The U.S. Department of Justice and the Federal Energy Regulatory Commission's staff have urged the FERC to ignore key portions of a law judge's recommendation that described California Edison's proposed merger with San Diego Gas & Electric as anti-competitive and unlikely to generate economic benefits for Southern California electric utility customers.
In separate filings Thursday with the FERC, both the Justice Department and the FERC staff argued that FERC Administrative Law Judge George P. Lewnes failed to follow Justice Department guidelines in his Nov. 27 recommendation that urged the FERC to prohibit the merger on antitrust grounds.
The Justice Department argued that Lewnes' recommendation was based upon "misperception and misapplication" of the Justice Department's antitrust guidelines. The Justice Department argued that Lewnes also ignored Edison's willingness to incorporate merger conditions that the Justice Department had designed to "address and alleviate" possible antitrust concerns.
Similarly, the FERC staff filing described Lewnes' antitrust concerns as "contrary to accepted antitrust analysis." The FERC staff filing also maintained that the two utilities had proven that the merger would produce economic benefits that would be shared by utility customers in Southern California.

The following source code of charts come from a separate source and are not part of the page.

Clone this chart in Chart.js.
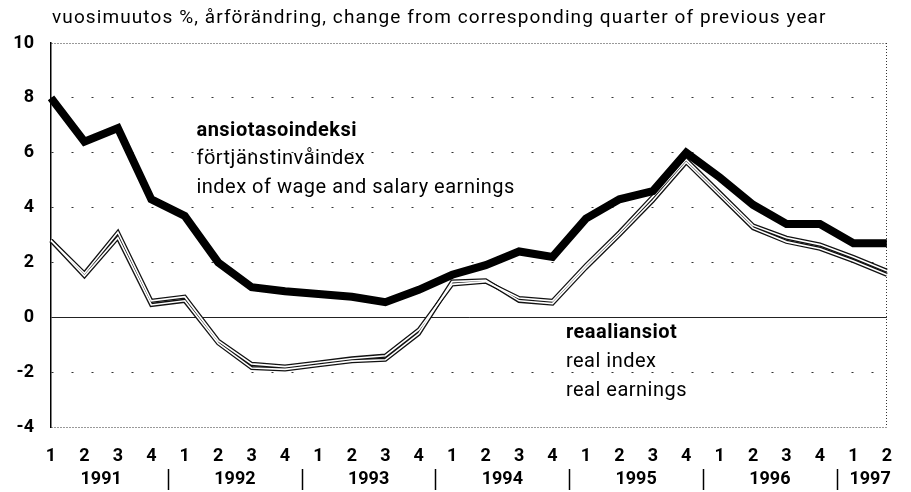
<!DOCTYPE html>
<html>
<head>
<meta charset="utf-8">
<script src="https://cdn.jsdelivr.net/npm/chart.js@4/dist/chart.umd.min.js"></script>
<style>
  html, body { margin: 0; padding: 0; background: #fff; }
  #wrap { width: 911px; height: 492px; position: relative; }
</style>
</head>
<body>
<div id="wrap"><canvas id="myChart"></canvas></div>
<script>
const quarters = ['1','2','3','4','1','2','3','4','1','2','3','4','1','2','3','4','1','2','3','4','1','2','3','4','1','2'];
const years = ['1991','1992','1993','1994','1995','1996','1997'];
const yearCenters = [1.5, 5.5, 9.5, 13.5, 17.5, 21.5, 24.5];
const yearSeparators = [3.5, 7.5, 11.5, 15.5, 19.5, 23.5];

const wageIndex = [8.0, 6.4, 6.9, 4.3, 3.7, 2.0, 1.1, 0.95, 0.85, 0.75, 0.55, 1.0, 1.55,
                   1.9, 2.4, 2.2, 3.6, 4.3, 4.6, 6.0, 5.1, 4.1, 3.4, 3.4, 2.7, 2.7];
const realIndex = [2.8, 1.6, 3.1, 0.6, 0.75, -0.85, -1.7, -1.8, -1.65, -1.5, -1.4, -0.45, 1.2,
                   1.3, 0.7, 0.6, 1.9, 3.1, 4.4, 5.75, 4.55, 3.35, 2.9, 2.65, 2.2, 1.7];
const realEarnings = [2.8, 1.5, 2.9, 0.45, 0.6, -0.95, -1.85, -1.9, -1.75, -1.6, -1.55, -0.6, 1.3,
                      1.35, 0.6, 0.5, 1.8, 3.0, 4.25, 5.65, 4.45, 3.25, 2.75, 2.5, 2.05, 1.55];

const titleText = 'vuosimuutos %, årförändring, change from corresponding quarter of previous year';
const wageLabels = ['ansiotasoindeksi', 'förtjänstinvåindex', 'index of wage and salary earnings'];
const realLabels = ['reaaliansiot', 'real index', 'real earnings'];

const FONT = 'Roboto, "Liberation Sans", sans-serif';

// title, series labels and year row
const extras = {
  id: 'extras',
  afterDatasetsDraw(chart) {
    const {ctx, chartArea, scales: {x, y}} = chart;
    ctx.save();
    ctx.fillStyle = '#000';
    ctx.textBaseline = 'middle';
    ctx.textAlign = 'left';

    ctx.font = '19px ' + FONT;
    ctx.letterSpacing = '1.1px';
    ctx.fillText(titleText, chartArea.left + 1, 18);

    ctx.letterSpacing = '0.5px';
    const wx = x.getPixelForValue(4.35);
    ctx.font = 'bold 20px ' + FONT;
    ctx.fillText(wageLabels[0], wx, 131);
    ctx.font = '20px ' + FONT;
    ctx.fillText(wageLabels[1], wx, 159);
    ctx.fillText(wageLabels[2], wx, 188);

    const rx = x.getPixelForValue(15.4);
    ctx.font = 'bold 20px ' + FONT;
    ctx.fillText(realLabels[0], rx, 333);
    ctx.font = '20px ' + FONT;
    ctx.fillText(realLabels[1], rx, 362);
    ctx.fillText(realLabels[2], rx, 391);

    // year row
    ctx.letterSpacing = '0px';
    ctx.textAlign = 'center';
    ctx.font = 'bold 18px ' + FONT;
    years.forEach((yr, i) => {
      ctx.fillText(yr, x.getPixelForValue(yearCenters[i]), 479);
    });
    ctx.strokeStyle = '#000';
    ctx.lineWidth = 1.5;
    yearSeparators.forEach(v => {
      const px = Math.round(x.getPixelForValue(v)) + 0.5;
      ctx.beginPath();
      ctx.moveTo(px, 469);
      ctx.lineTo(px, 490);
      ctx.stroke();
    });
    ctx.restore();
  }
};

const data = {
  labels: quarters,
  datasets: [
    {
      label: 'ansiotasoindeksi',
      data: wageIndex,
      borderColor: '#000',
      borderWidth: 8,
      borderJoinStyle: 'miter',
      order: 0
    },
    {
      label: 'real index core',
      data: realIndex,
      borderColor: '#fff',
      borderWidth: 1.6,
      order: 1
    },
    {
      label: 'real earnings core',
      data: realEarnings,
      borderColor: '#fff',
      borderWidth: 1.6,
      order: 1
    },
    {
      label: 'real index',
      data: realIndex,
      borderColor: '#111',
      borderWidth: 4.2,
      order: 2
    },
    {
      label: 'real earnings',
      data: realEarnings,
      borderColor: '#111',
      borderWidth: 4.2,
      order: 2
    }
  ]
};

const config = {
  type: 'line',
  data,
  options: {
    responsive: true,
    maintainAspectRatio: false,
    animation: false,
    layout: { padding: { top: 43, right: 6, left: 0, bottom: 0 } },
    elements: {
      point: { radius: 0 },
      line: { tension: 0, borderCapStyle: 'butt' }
    },
    plugins: {
      legend: { display: false },
      tooltip: { enabled: false },
      title: { display: false }
    },
    scales: {
      x: {
        offset: false,
        afterFit: (s) => { s.height = 65; },
        grid: {
          drawTicks: false,
          color: (c) => c.index === quarters.length - 1 ? '#333' : 'rgba(0,0,0,0)',
          lineWidth: 1
        },
        border: { display: false, dash: [1, 2] },
        ticks: {
          color: '#000',
          padding: 19,
          autoSkip: false,
          maxRotation: 0,
          font: { family: FONT, size: 18, weight: 'bold' }
        }
      },
      y: {
        min: -4,
        max: 10,
        afterFit: (s) => { s.width = 51; },
        ticks: {
          stepSize: 2,
          color: '#000',
          padding: 17,
          font: { family: FONT, size: 18, weight: 'bold' }
        },
        grid: {
          drawTicks: false,
          color: (c) => c.tick && c.tick.value === 0 ? '#222' : '#333',
          lineWidth: 1
        },
        border: {
          display: true,
          color: '#000',
          width: 1.5,
          dash: (c) => {
            const v = c.tick ? c.tick.value : null;
            if (v === 0) return [];
            if (v === 10 || v === -4) return [1, 2];
            return [2, 18];
          }
        }
      }
    }
  },
  plugins: [extras]
};

var myChart = new Chart(
  document.getElementById('myChart').getContext('2d'),
  config
);
</script>
</body>
</html>
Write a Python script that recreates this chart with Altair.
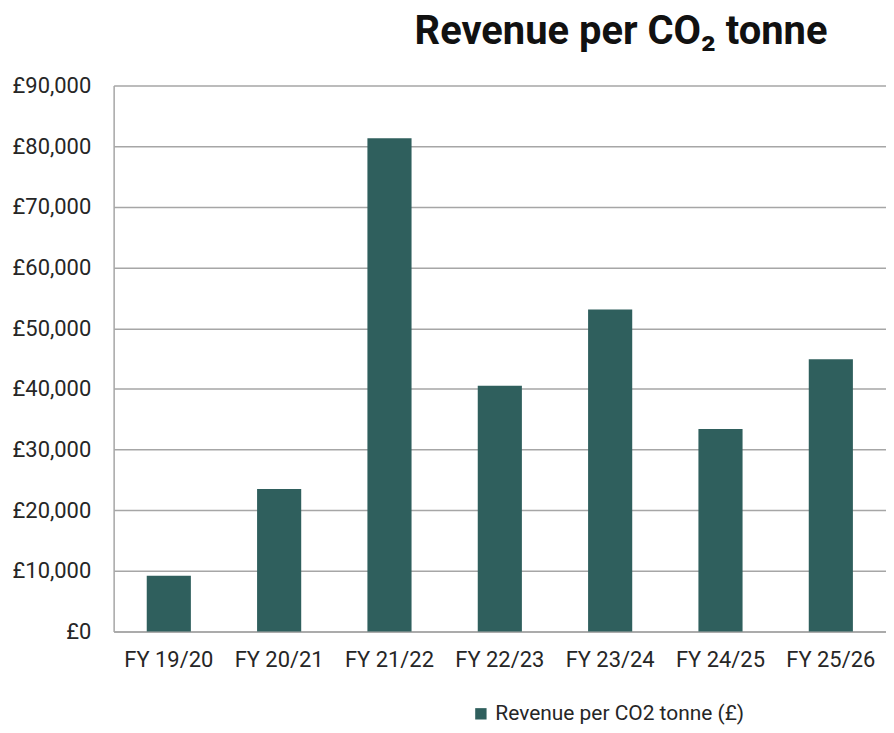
import altair as alt
import pandas as pd

years = ["FY 19/20", "FY 20/21", "FY 21/22", "FY 22/23", "FY 23/24", "FY 24/25", "FY 25/26"]
revenue = [9200, 23500, 81300, 40500, 53100, 33400, 44900]
series_name = "Revenue per CO2 tonne (£)"
y_ticks = [0, 10000, 20000, 30000, 40000, 50000, 60000, 70000, 80000, 90000]

df = pd.DataFrame({"year": years, "revenue": revenue, "series": [series_name] * len(years)})

FONT = "Roboto"
GRID = "#A6A6A6"
BAR = "#2F5F5D"

chart = alt.Chart(df).mark_bar(color=BAR).encode(
    x=alt.X("year:N", sort=years, title=None,
            scale=alt.Scale(paddingInner=0.6, paddingOuter=0.3),
            axis=alt.Axis(labelAngle=0, labelFont=FONT, labelFontSize=22, labelColor="#262626",
                          labelPadding=18, ticks=False, domainColor=GRID, domainWidth=1.5,
                          grid=False)),
    y=alt.Y("revenue:Q", title=None,
            scale=alt.Scale(domain=[0, 90000], nice=False),
            axis=alt.Axis(values=y_ticks, labelExpr="'£' + format(datum.value, ',')",
                          labelFont=FONT, labelFontSize=22,
                          labelColor="#262626", labelPadding=23, ticks=False,
                          domainColor=GRID, domainWidth=1.5, gridColor=GRID, gridWidth=1.5)),
    color=alt.Color("series:N", scale=alt.Scale(range=[BAR]),
                    legend=alt.Legend(title=None, orient="none", legendX=358, legendY=620,
                                      symbolType="square", symbolSize=130, symbolStrokeWidth=0,
                                      labelFont=FONT, labelFontSize=21, labelColor="#262626",
                                      labelOffset=4, labelLimit=0)),
).properties(
    width=775,
    height=548,
    title=alt.TitleParams("Revenue per CO₂ tonne", font=FONT, fontSize=40, fontWeight="bold",
                          color="#111111", anchor="start", frame="group", dx=302, dy=37,
                          offset=28, baseline="alphabetic"),
    autosize=alt.AutoSizeParams(type="none"),
    padding={"left": 106, "top": 76.5, "right": 0, "bottom": 97},
).configure(background="white").configure_view(stroke=None)

chart.save("out.html", embed_options={"renderer": "svg", "actions": False})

Edison, in a separate filing with FERC on Thursday, described the recommendation that Lewnes issued in late November as "fatally flawed." Edison argued that "the logic of the initial decision (by Lewnes) would declare all mergers illegal. That plainly is not the law."
Commissioners have the option of endorsing or ignoring Lewnes' report when they make a final ruling on the controversial merger early in 1991. Commissioners also could ignore or endorse the merger-related reports issued by its own staff, the Justice Department or any other intervenor in the FERC's ongoing merger review.
Merger opponents on Friday downplayed the significance of the filings made Thursday.
"We think Lewnes' recommendation is the correct one, and that it should be affirmed by the commissioners," said David Bardin, a Washington-based attorney who represents the city of San Diego, a merger opponent, in FERC proceedings.
"There are no surprises" in the FERC staff and Justice Department filings, Bardin said. "The staff simply regurgitated what they've said before, and the Justice Department regurgitated what it's said," Bardin said.